Following a sizeable number of offenses, representatives from local condominium conversion projects approached the city, asking for an exception to the ordinance. They wanted to use spinner advertisements for a six month sales period. Chris Christensen, president and founder of advocated the change to the ordinance, and is an active proponent for the use of sign spinners in El Cajon, and throughout San Diego County.

Chris Christensen: And it creates a sense of excitement for people to know that hey, there's something going on just around the corner, just down the street. So the sign spinners are crucial to bring traffic into the individual project so that buyers can look at what's available for sale.

Christensen says sign spinners help direct people into areas they might not otherwise explore. As a seller of condo conversion properties, he worries potential buyers could miss out on projects like this one off Washington Sreet in El Cajon, if they don't have that directional sign to literally point them in the right direction.

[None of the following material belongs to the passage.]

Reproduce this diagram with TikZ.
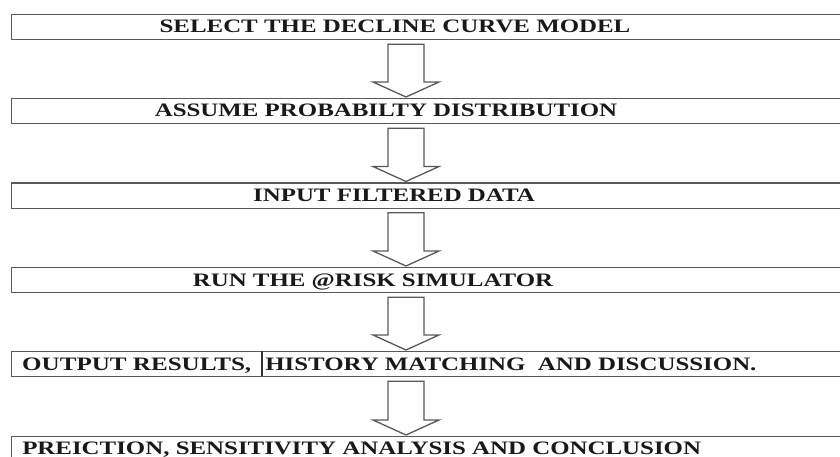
\documentclass[tikz,border=0pt]{standalone}
\usepackage{fontspec}
\setmainfont{Liberation Serif}
\usetikzlibrary{calc}
\tikzset{
  stepbox/.style={draw=black!65, line width=1.3pt, rectangle, minimum width=860pt,
    minimum height=25pt, anchor=north west, inner sep=0pt},
  basetext/.style={font=\fontsize{19}{22}\selectfont\bfseries, inner sep=0pt, text=black!90},
  steptext/.style={basetext, xscale=1.31},
  arrowline/.style={draw=black!65, line width=1.3pt, line join=miter}
}
% hollow block arrow between two stacked boxes
\newcommand\blockarrow[2]{%
  \draw[arrowline]
    ($(#1.south -| ax)+(-18,4)$) -- ($(#2.north -| ax)+(-18,-16)$)
    -- ($(#2.north -| ax)+(-33,-16)$) -- ($(#2.north -| ax)+(0,-1)$)
    -- ($(#2.north -| ax)+(33,-16)$) -- ($(#2.north -| ax)+(18,-16)$)
    -- ($(#1.south -| ax)+(18,4)$) -- cycle;}
\begin{document}
\begin{tikzpicture}[x=1pt, y=-1pt]
  \useasboundingbox (0,0) rectangle (840,457);
  \clip (0,0) rectangle (840,457);
  \coordinate (ax) at (406,0);
  % process steps
  \node[stepbox] (b1) at (11,14) {};
  \node[stepbox] (b2) at (11,98) {};
  \node[stepbox] (b3) at (11,182.5) {};
  \node[stepbox] (b4) at (11,267) {};
  \node[stepbox] (b5) at (11,351) {};
  \node[stepbox] (b6) at (11,436) {};
  % labels
  \node[steptext, anchor=base] (t1) at (395,33) {SELECT THE DECLINE CURVE MODEL};
  \node[steptext, anchor=base] (t2) at (386,117) {ASSUME PROBABILTY DISTRIBUTION};
  \node[steptext, anchor=base] (t3) at (394,201.5) {INPUT FILTERED DATA};
  \node[steptext, anchor=base] (t4) at (373,286) {RUN THE @RISK SIMULATOR};
  \node[basetext, anchor=base west] (t5a) at (22,370) {\resizebox{229pt}{\height}{OUTPUT RESULTS,}};
  \node[steptext, anchor=base west] (t5b) at (265,370) {HISTORY MATCHING\ \ AND DISCUSSION.};
  \node[steptext, anchor=base west] (t6) at (22,454.5) {PREICTION, SENSITIVITY ANALYSIS AND CONCLUSION};
  % cell divider inside the fifth step
  \draw[black!80, line width=1.3pt] (262,351) -- (262,376);
  % flow arrows
  \blockarrow{b1}{b2}
  \blockarrow{b2}{b3}
  \blockarrow{b3}{b4}
  \blockarrow{b4}{b5}
  \blockarrow{b5}{b6}
\end{tikzpicture}
\end{document}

Chris Christensen: There have been statistics done by companies that do research on the sales and marketing of condominium conversions projects and one of the primary sources that they point to that drives the traffic in are the sign spinners. They ask the buyers, how'd you hear about us? And the majority of the people that come here are directed to the projects by the sign spinners.

The City of El Cajon disagrees.

Jim Griffin: The use of a sign spinner isn't going to stop somebody driving down the street to suddenly pull over and say 'I'm going to buy a condo'.

The El Cajon City Attorney advised the council that they couldn't make an exception.

If the council wanted to change the ordinance, they would have to make a formal amendment.   

Jim Griffin: The council voted four to one making any changes to the ordinance.

Griffin says any amendment to the ordinance would have had to be consistent and equitable.

Jim Griffin: We can't really say it's ok if it's a condo conversion project, but it's not ok for Jack in the Box or Joe's Cell Phone Service.

Although the city did not approve changes to the sign ordinance, Griffin says condos are still selling. He suggests that any slump in sales could be due to high asking prices.

Jim Griffin: You're fixing your prices at the wrong level, maybe that's why they're not selling. I mean, putting 100 spinners in front of your project isn't going to sell any condos if the price is still too high.

But despite San Diego's pricey housing market, sign spinner Matthew Doolan say's he's helped many buyers find their way to new homes.

Matthew Doolan: As people go by, a lot of people are like, ‘where are the condos?’ so you tell them where the condos are and then they go, 'hey you're sign spinner told me the condos are down here.' So obviously it does a lot of advertising!

Chris Christensen: Anything that we can do to help create demand for that project or create excitement about a particular project is going to help everybody.  So sign spinners, as long as everything is balanced and remains in control and people are accountable, then sign spinners can do nothing but good for the local housing industry.